Part 2: Service Assurance and Automation – Defining and Delivering ROI – Key Operator Concerns
In this interview, Dima Alkin, TEOCO’s Vice President of Service Assurance, discusses ways in which service providers are achieving an ROI from service assurance automation efforts.
Q) When it comes to using ML and AI in service assurance, what are operators most concerned about? What are their goals and objectives?
Dima: Operational efficiency, cost savings and network automation are the three key areas of focus when it comes to leveraging ML and AI for network management and assurance. But the way to address these issues is different depending on the specific operator starting point and the desired outcomes. The big separation that we see again and again is between those that are building entirely new “green field” networks, and operators with existing networks.
Most service providers globally are trying to optimize whatever network and processes they already have in place. Some have networks that are more software driven, some are less software driven. But they are all looking to increase their level of OSS/BSS automation – including network management and service assurance.
At the same time, we are also seeing a new generation of operators coming into the market, like Rakuten, Dish and others. They don’t have a legacy network to manage, so they can focus on automating as much as possible from day one. This also means that they can experiment much more and push the envelope in terms of ML and AI. Instead of building manual or semi-automated processes and then moving towards automation, greenfield operators can design their networks and OSS layers this way from day one.
These really are two different discussions – depending on whether the network is new or existing. Even though the goals may be the same, the path operators need to take to get there will be vastly different. We are helping to automate service assurance processes for customers of all types.
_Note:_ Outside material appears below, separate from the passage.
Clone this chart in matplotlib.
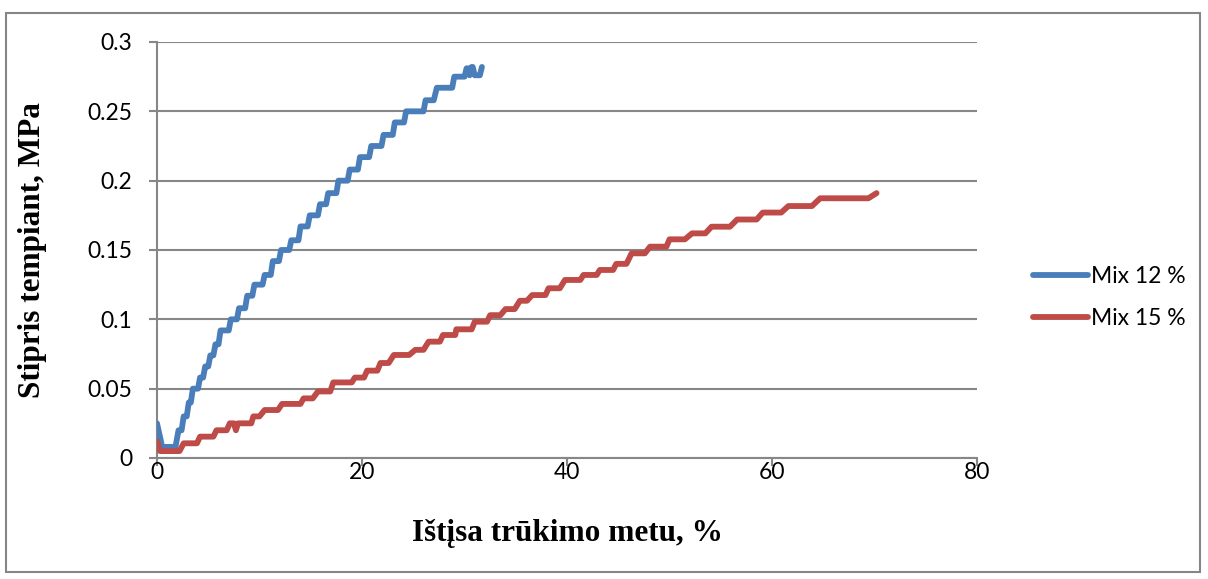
import matplotlib
matplotlib.use("Agg")
import matplotlib.pyplot as plt
from matplotlib.patches import Rectangle

# Elongation at break (%) and tensile strength (MPa) for the two mixes
mix12_x = [0.0, 0.3, 0.5, 1.8, 2.1, 2.4, 2.6, 2.9, 3.1, 3.3, 3.5, 4.0, 4.2, 4.5,
           4.7, 5.0, 5.2, 5.5, 5.7, 6.0, 6.2, 7.0, 7.2, 7.8, 8.0, 8.6, 8.8, 9.3,
           9.5, 10.3, 10.5, 11.1, 11.3, 11.9, 12.1, 12.9, 13.1, 13.8, 14.0, 14.7,
           14.9, 15.7, 15.9, 16.5, 16.7, 17.5, 17.7, 18.6, 18.8, 19.6, 19.8, 20.7,
           20.9, 21.9, 22.1, 23.0, 23.2, 24.1, 24.3, 26.0, 26.2, 27.0, 27.3, 28.8,
           29.0, 30.0, 30.2, 30.4, 30.5, 30.7, 30.8, 31.0, 31.5, 31.7]
mix12_y = [0.025, 0.015, 0.008, 0.008, 0.020, 0.020, 0.030, 0.030, 0.040, 0.040,
           0.050, 0.050, 0.058, 0.058, 0.066, 0.066, 0.074, 0.074, 0.082, 0.082,
           0.092, 0.092, 0.100, 0.100, 0.108, 0.108, 0.117, 0.117, 0.125, 0.125,
           0.132, 0.132, 0.142, 0.142, 0.150, 0.150, 0.157, 0.157, 0.167, 0.167,
           0.175, 0.175, 0.183, 0.183, 0.191, 0.191, 0.200, 0.200, 0.208, 0.208,
           0.217, 0.217, 0.225, 0.225, 0.233, 0.233, 0.242, 0.242, 0.250, 0.250,
           0.258, 0.258, 0.267, 0.267, 0.275, 0.275, 0.281, 0.281, 0.276, 0.282,
           0.282, 0.276, 0.276, 0.282]

mix15_x = [0.0, 0.3, 2.2, 2.6, 3.9, 4.2, 5.5, 5.8, 6.8, 7.1, 7.5, 7.7, 7.9, 9.2,
           9.4, 10.0, 10.5, 11.8, 12.2, 14.0, 14.3, 15.2, 15.7, 16.9, 17.2, 19.0,
           19.3, 20.2, 20.5, 21.5, 21.8, 22.6, 23.1, 24.6, 25.2, 26.0, 26.5, 27.6,
           27.9, 29.1, 29.2, 29.6, 29.8, 30.7, 31.0, 32.2, 32.5, 33.5, 34.0, 34.9,
           35.4, 36.1, 36.6, 37.9, 38.2, 39.3, 39.8, 41.3, 41.6, 42.9, 43.2, 44.5,
           44.8, 45.8, 46.3, 47.6, 48.1, 49.7, 50.0, 51.5, 52.2, 53.5, 54.1, 55.9,
           56.6, 58.5, 59.1, 60.9, 61.6, 63.9, 64.7, 69.4, 70.2]
mix15_y = [0.012, 0.005, 0.005, 0.0106, 0.0106, 0.0154, 0.0154, 0.020, 0.020,
           0.025, 0.025, 0.020, 0.025, 0.025, 0.030, 0.030, 0.0346, 0.0346, 0.039,
           0.039, 0.043, 0.043, 0.048, 0.048, 0.0545, 0.0545, 0.058, 0.058, 0.063,
           0.063, 0.0685, 0.0685, 0.0743, 0.0743, 0.078, 0.078, 0.0839, 0.0839,
           0.0887, 0.0887, 0.0928, 0.0928, 0.0928, 0.0928, 0.0983, 0.0983, 0.103,
           0.103, 0.1074, 0.1074, 0.1134, 0.1134, 0.1175, 0.1175, 0.1224, 0.1224,
           0.1284, 0.1284, 0.132, 0.132, 0.1356, 0.1356, 0.140, 0.140, 0.1476,
           0.1476, 0.1524, 0.1524, 0.1577, 0.1577, 0.162, 0.162, 0.1668, 0.1668,
           0.172, 0.172, 0.177, 0.177, 0.1817, 0.1817, 0.1873, 0.1873, 0.191]

series_names = ["Mix 12 %", "Mix 15 %"]
series_colors = ["#4A7EBB", "#BE4B48"]

x_ticks = [0, 20, 40, 60, 80]
y_ticks = [0, 0.05, 0.1, 0.15, 0.2, 0.25, 0.3]
y_tick_labels = ["0", "0.05", "0.1", "0.15", "0.2", "0.25", "0.3"]

x_label = "Ištįsa trūkimo metu, %"
y_label = "Stipris tempiant, MPa"

W, H = 1208, 579
fig = plt.figure(figsize=(W / 100, H / 100), dpi=100)
fig.patch.set_facecolor("white")

# chart-area frame
fig.patches.append(Rectangle((6 / W, 1 - 572 / H), 1194 / W, 559 / H,
                             transform=fig.transFigure, fill=False,
                             edgecolor="#868686", linewidth=1.5))

ax = fig.add_axes([157 / W, 1 - 458 / H, 820 / W, 416 / H])
grid_col = "#878787"

ax.plot(mix12_x, mix12_y, color=series_colors[0], linewidth=4.2,
        solid_joinstyle="round", solid_capstyle="round", label=series_names[0],
        zorder=3)
ax.plot(mix15_x, mix15_y, color=series_colors[1], linewidth=4.2,
        solid_joinstyle="round", solid_capstyle="round", label=series_names[1],
        zorder=3)

ax.set_xlim(0, 80)
ax.set_ylim(0, 0.3)
ax.set_xticks(x_ticks)
ax.set_yticks(y_ticks)
ax.set_yticklabels(y_tick_labels)

ax.yaxis.grid(True, color=grid_col, linewidth=1.5)
ax.set_axisbelow(True)
for side in ("top", "right"):
    ax.spines[side].set_visible(False)
for side in ("left", "bottom"):
    ax.spines[side].set_color(grid_col)
    ax.spines[side].set_linewidth(1.5)

ax.tick_params(axis="both", colors=grid_col, width=1.5, length=6,
               labelcolor="black")
ax.tick_params(axis="y", pad=12)
ax.tick_params(axis="x", pad=-3)
for lab in ax.get_xticklabels() + ax.get_yticklabels():
    lab.set_fontfamily("Lato")
    lab.set_fontsize(16.5)

ax.set_xlabel(x_label, fontfamily="Liberation Serif", fontweight="bold",
              fontsize=22.5, va="center")
ax.set_ylabel(y_label, fontfamily="Liberation Serif", fontweight="bold",
              fontsize=22.5, va="center")
ax.xaxis.set_label_coords(0.5, (458 - 534) / 416)
ax.yaxis.set_label_coords((33 - 157) / 820, 0.5)

leg = ax.legend(loc="center left", bbox_to_anchor=(1.043, 0.385), frameon=False,
                prop={"family": "Lato", "size": 16.5}, handlelength=2.4,
                handletextpad=0.15, labelspacing=0.93)
for line in leg.get_lines():
    line.set_linewidth(4.2)
    line.set_solid_capstyle("round")

fig.savefig("out.png", dpi=100)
Even when the project has nothing to do with 5G and is focused on automating existing processes, we can still achieve great results.
Q) The issue of network and service orchestration is a major focus within our industry right now. How do you see analytics playing a role?
Dima: Today, there is a lack of mature standards on this issue. There is no agreed framework for how analytics should be used as part of this value chain with relation to network management. While there are many industry initiatives that we actively follow and support, like TM Forum’s maturity model and other blueprints, there is no industry-wide framework on how analytics and ML/AI should be applied to various business and operational processes. And now, most of these processes already have some flavor of analytics built in, but it remains unclear how these various analytical capabilities complement each other in a meaningful way.
Q) What amount of subject matter expertise is required to develop the algorithms that drive real value?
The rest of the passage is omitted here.